- Source excerpt -
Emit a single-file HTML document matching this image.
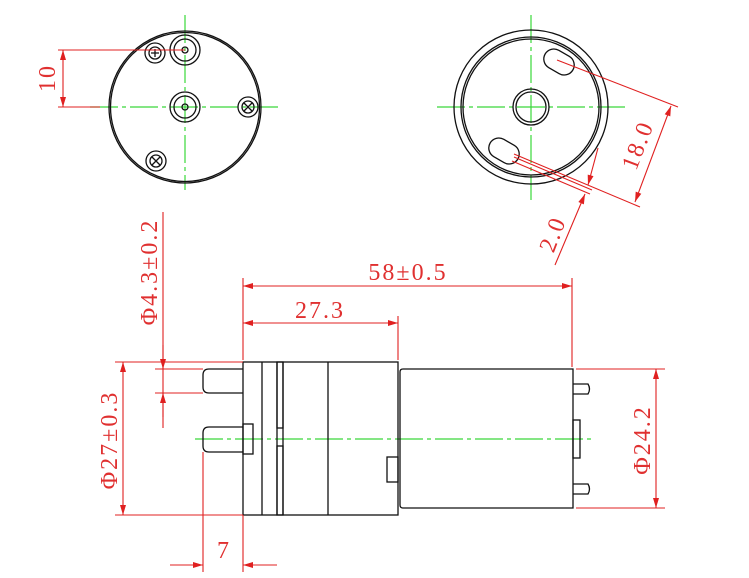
<!DOCTYPE html>
<html><head><meta charset="utf-8"><style>
html,body{margin:0;padding:0;background:#fff;}
svg{display:block;}
text{font-family:"Liberation Serif","DejaVu Serif",serif;fill:#e03030;letter-spacing:2px;}
</style></head><body>
<svg width="749" height="578" viewBox="0 0 749 578" xmlns="http://www.w3.org/2000/svg">
<defs>
<marker id="a" viewBox="0 0 10 6" refX="10" refY="3" markerWidth="12" markerHeight="6" orient="auto-start-reverse" markerUnits="userSpaceOnUse"><path d="M0,0 L10,3 L0,6z" fill="#e02020"/></marker>
</defs>
<g stroke="#3ad83a" stroke-width="1.2" fill="none" stroke-dasharray="28,4,4,4">
<line x1="185" y1="15" x2="185" y2="190"/>
<line x1="90" y1="107" x2="280" y2="107"/>
<line x1="531" y1="15" x2="531" y2="200"/>
<line x1="437" y1="107" x2="625" y2="107"/>
<line x1="195" y1="439" x2="595" y2="439"/>
</g>
<g stroke="#111" stroke-width="1.3" fill="none">
<circle cx="185" cy="107" r="76"/>
<circle cx="185" cy="107" r="74.5"/>
<circle cx="185" cy="107" r="15"/><circle cx="185" cy="107" r="11"/><circle cx="185" cy="107" r="3"/>
<circle cx="185" cy="50" r="15"/><circle cx="185" cy="50" r="11"/><circle cx="185" cy="50" r="3"/>
<circle cx="155" cy="53" r="10"/><circle cx="155" cy="53" r="6"/>
<circle cx="248" cy="107" r="10"/><circle cx="248" cy="107" r="6"/>
<circle cx="156" cy="161" r="10"/><circle cx="156" cy="161" r="6"/>
<path d="M151,53 h8 M155,49 v8 M244,103 l8,8 M252,103 l-8,8 M152,157 l8,8 M160,157 l-8,8"/>
</g>
<g stroke="#111" stroke-width="1.3" fill="none">
<circle cx="531" cy="107" r="77"/>
<circle cx="531" cy="107" r="70"/>
<circle cx="531" cy="107" r="68"/>
<circle cx="531" cy="107" r="18"/><circle cx="531" cy="107" r="15"/>
<rect x="543" y="52" width="32" height="20" rx="10" transform="rotate(30 559 62)"/>
<rect x="488" y="141" width="32" height="20" rx="10" transform="rotate(30 504 151)"/>
</g>
<g stroke="#111" stroke-width="1.3" fill="none">
<rect x="243" y="362" width="155" height="153"/>
<line x1="262" y1="362" x2="262" y2="515"/>
<line x1="277" y1="362" x2="277" y2="515"/>
<line x1="283" y1="362" x2="283" y2="515"/>
<line x1="328" y1="362" x2="328" y2="515"/>
<rect x="277" y="362" width="6" height="66"/>
<rect x="277" y="446" width="6" height="69"/>
<path d="M243,369 H209 Q203,369 203,375 V387 Q203,393 209,393 H243"/>
<path d="M243,427 H209 Q203,427 203,433 V446 Q203,452 209,452 H243"/>
<rect x="243" y="424" width="10" height="30"/>
<path d="M403,369 H573 V508 H403 Q400,508 400,505 V372 Q400,369 403,369z"/>
<rect x="387" y="457" width="11" height="25"/>
<rect x="573" y="420" width="7" height="38"/>
<path d="M573,384 H588 Q591,389 588,394 H573"/>
<path d="M573,484 H588 Q591,489 588,494 H573"/>
</g>
<g stroke="#e02020" stroke-width="1.1" fill="none">
<line x1="58" y1="50" x2="185" y2="50"/>
<line x1="58" y1="107" x2="100" y2="107"/>
<line x1="63" y1="50" x2="63" y2="107" marker-start="url(#a)" marker-end="url(#a)"/>
<line x1="557" y1="60" x2="678" y2="107"/>
<line x1="514" y1="154" x2="640" y2="207"/>
<line x1="671" y1="106" x2="635" y2="202" marker-start="url(#a)" marker-end="url(#a)"/>
<line x1="514" y1="157" x2="592" y2="190"/>
<line x1="512" y1="161" x2="590" y2="194"/>
<line x1="598" y1="148" x2="588" y2="185" marker-end="url(#a)"/>
<line x1="555" y1="265" x2="585" y2="194" marker-end="url(#a)"/>
<line x1="243" y1="278" x2="243" y2="360"/>
<line x1="572" y1="278" x2="572" y2="367"/>
<line x1="398" y1="316" x2="398" y2="360"/>
<line x1="243" y1="286" x2="572" y2="286" marker-start="url(#a)" marker-end="url(#a)"/>
<line x1="243" y1="323" x2="398" y2="323" marker-start="url(#a)" marker-end="url(#a)"/>
<line x1="163" y1="212" x2="163" y2="428"/>
<line x1="155" y1="369" x2="203" y2="369"/>
<line x1="155" y1="393" x2="203" y2="393"/>
<line x1="163" y1="345" x2="163" y2="369" marker-end="url(#a)"/>
<line x1="163" y1="417" x2="163" y2="393" marker-end="url(#a)"/>
<line x1="115" y1="362" x2="243" y2="362"/>
<line x1="115" y1="515" x2="243" y2="515"/>
<line x1="123" y1="362" x2="123" y2="515" marker-start="url(#a)" marker-end="url(#a)"/>
<line x1="203" y1="452" x2="203" y2="572"/>
<line x1="243" y1="515" x2="243" y2="572"/>
<line x1="170" y1="565" x2="203" y2="565" marker-end="url(#a)"/>
<line x1="277" y1="565" x2="243" y2="565" marker-end="url(#a)"/>
<line x1="576" y1="369" x2="665" y2="369"/>
<line x1="576" y1="508" x2="665" y2="508"/>
<line x1="656" y1="369" x2="656" y2="508" marker-start="url(#a)" marker-end="url(#a)"/>
</g>
<g font-size="24">
<text x="55" y="78" text-anchor="middle" transform="rotate(-90 55 78)">10</text>
<text x="645" y="148" text-anchor="middle" transform="rotate(-69 645 148)">18.0</text>
<text x="560" y="237" text-anchor="middle" transform="rotate(-69 560 237)">2.0</text>
<text x="408" y="280" text-anchor="middle">58±0.5</text>
<text x="320" y="318" text-anchor="middle">27.3</text>
<text x="157" y="272" text-anchor="middle" transform="rotate(-90 157 272)">Φ4.3±0.2</text>
<text x="117" y="440" text-anchor="middle" transform="rotate(-90 117 440)">Φ27±0.3</text>
<text x="224" y="558" text-anchor="middle">7</text>
<text x="650" y="440" text-anchor="middle" transform="rotate(-90 650 440)">Φ24.2</text>
</g>
</svg>
</body></html>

- Description of the task -
Print out the material word for word, omitting the pictures.

- Answer below -
Emit a single-file HTML document matching this image.
<!DOCTYPE html>
<html><head><meta charset="utf-8"><style>
html,body{margin:0;padding:0;background:#fff;}
svg{display:block;}
text{font-family:"Liberation Serif","DejaVu Serif",serif;fill:#e03030;letter-spacing:2px;}
</style></head><body>
<svg width="749" height="578" viewBox="0 0 749 578" xmlns="http://www.w3.org/2000/svg">
<defs>
<marker id="a" viewBox="0 0 10 6" refX="10" refY="3" markerWidth="12" markerHeight="6" orient="auto-start-reverse" markerUnits="userSpaceOnUse"><path d="M0,0 L10,3 L0,6z" fill="#e02020"/></marker>
</defs>
<g stroke="#3ad83a" stroke-width="1.2" fill="none" stroke-dasharray="28,4,4,4">
<line x1="185" y1="15" x2="185" y2="190"/>
<line x1="90" y1="107" x2="280" y2="107"/>
<line x1="531" y1="15" x2="531" y2="200"/>
<line x1="437" y1="107" x2="625" y2="107"/>
<line x1="195" y1="439" x2="595" y2="439"/>
</g>
<g stroke="#111" stroke-width="1.3" fill="none">
<circle cx="185" cy="107" r="76"/>
<circle cx="185" cy="107" r="74.5"/>
<circle cx="185" cy="107" r="15"/><circle cx="185" cy="107" r="11"/><circle cx="185" cy="107" r="3"/>
<circle cx="185" cy="50" r="15"/><circle cx="185" cy="50" r="11"/><circle cx="185" cy="50" r="3"/>
<circle cx="155" cy="53" r="10"/><circle cx="155" cy="53" r="6"/>
<circle cx="248" cy="107" r="10"/><circle cx="248" cy="107" r="6"/>
<circle cx="156" cy="161" r="10"/><circle cx="156" cy="161" r="6"/>
<path d="M151,53 h8 M155,49 v8 M244,103 l8,8 M252,103 l-8,8 M152,157 l8,8 M160,157 l-8,8"/>
</g>
<g stroke="#111" stroke-width="1.3" fill="none">
<circle cx="531" cy="107" r="77"/>
<circle cx="531" cy="107" r="70"/>
<circle cx="531" cy="107" r="68"/>
<circle cx="531" cy="107" r="18"/><circle cx="531" cy="107" r="15"/>
<rect x="543" y="52" width="32" height="20" rx="10" transform="rotate(30 559 62)"/>
<rect x="488" y="141" width="32" height="20" rx="10" transform="rotate(30 504 151)"/>
</g>
<g stroke="#111" stroke-width="1.3" fill="none">
<rect x="243" y="362" width="155" height="153"/>
<line x1="262" y1="362" x2="262" y2="515"/>
<line x1="277" y1="362" x2="277" y2="515"/>
<line x1="283" y1="362" x2="283" y2="515"/>
<line x1="328" y1="362" x2="328" y2="515"/>
<rect x="277" y="362" width="6" height="66"/>
<rect x="277" y="446" width="6" height="69"/>
<path d="M243,369 H209 Q203,369 203,375 V387 Q203,393 209,393 H243"/>
<path d="M243,427 H209 Q203,427 203,433 V446 Q203,452 209,452 H243"/>
<rect x="243" y="424" width="10" height="30"/>
<path d="M403,369 H573 V508 H403 Q400,508 400,505 V372 Q400,369 403,369z"/>
<rect x="387" y="457" width="11" height="25"/>
<rect x="573" y="420" width="7" height="38"/>
<path d="M573,384 H588 Q591,389 588,394 H573"/>
<path d="M573,484 H588 Q591,489 588,494 H573"/>
</g>
<g stroke="#e02020" stroke-width="1.1" fill="none">
<line x1="58" y1="50" x2="185" y2="50"/>
<line x1="58" y1="107" x2="100" y2="107"/>
<line x1="63" y1="50" x2="63" y2="107" marker-start="url(#a)" marker-end="url(#a)"/>
<line x1="557" y1="60" x2="678" y2="107"/>
<line x1="514" y1="154" x2="640" y2="207"/>
<line x1="671" y1="106" x2="635" y2="202" marker-start="url(#a)" marker-end="url(#a)"/>
<line x1="514" y1="157" x2="592" y2="190"/>
<line x1="512" y1="161" x2="590" y2="194"/>
<line x1="598" y1="148" x2="588" y2="185" marker-end="url(#a)"/>
<line x1="555" y1="265" x2="585" y2="194" marker-end="url(#a)"/>
<line x1="243" y1="278" x2="243" y2="360"/>
<line x1="572" y1="278" x2="572" y2="367"/>
<line x1="398" y1="316" x2="398" y2="360"/>
<line x1="243" y1="286" x2="572" y2="286" marker-start="url(#a)" marker-end="url(#a)"/>
<line x1="243" y1="323" x2="398" y2="323" marker-start="url(#a)" marker-end="url(#a)"/>
<line x1="163" y1="212" x2="163" y2="428"/>
<line x1="155" y1="369" x2="203" y2="369"/>
<line x1="155" y1="393" x2="203" y2="393"/>
<line x1="163" y1="345" x2="163" y2="369" marker-end="url(#a)"/>
<line x1="163" y1="417" x2="163" y2="393" marker-end="url(#a)"/>
<line x1="115" y1="362" x2="243" y2="362"/>
<line x1="115" y1="515" x2="243" y2="515"/>
<line x1="123" y1="362" x2="123" y2="515" marker-start="url(#a)" marker-end="url(#a)"/>
<line x1="203" y1="452" x2="203" y2="572"/>
<line x1="243" y1="515" x2="243" y2="572"/>
<line x1="170" y1="565" x2="203" y2="565" marker-end="url(#a)"/>
<line x1="277" y1="565" x2="243" y2="565" marker-end="url(#a)"/>
<line x1="576" y1="369" x2="665" y2="369"/>
<line x1="576" y1="508" x2="665" y2="508"/>
<line x1="656" y1="369" x2="656" y2="508" marker-start="url(#a)" marker-end="url(#a)"/>
</g>
<g font-size="24">
<text x="55" y="78" text-anchor="middle" transform="rotate(-90 55 78)">10</text>
<text x="645" y="148" text-anchor="middle" transform="rotate(-69 645 148)">18.0</text>
<text x="560" y="237" text-anchor="middle" transform="rotate(-69 560 237)">2.0</text>
<text x="408" y="280" text-anchor="middle">58±0.5</text>
<text x="320" y="318" text-anchor="middle">27.3</text>
<text x="157" y="272" text-anchor="middle" transform="rotate(-90 157 272)">Φ4.3±0.2</text>
<text x="117" y="440" text-anchor="middle" transform="rotate(-90 117 440)">Φ27±0.3</text>
<text x="224" y="558" text-anchor="middle">7</text>
<text x="650" y="440" text-anchor="middle" transform="rotate(-90 650 440)">Φ24.2</text>
</g>
</svg>
</body></html>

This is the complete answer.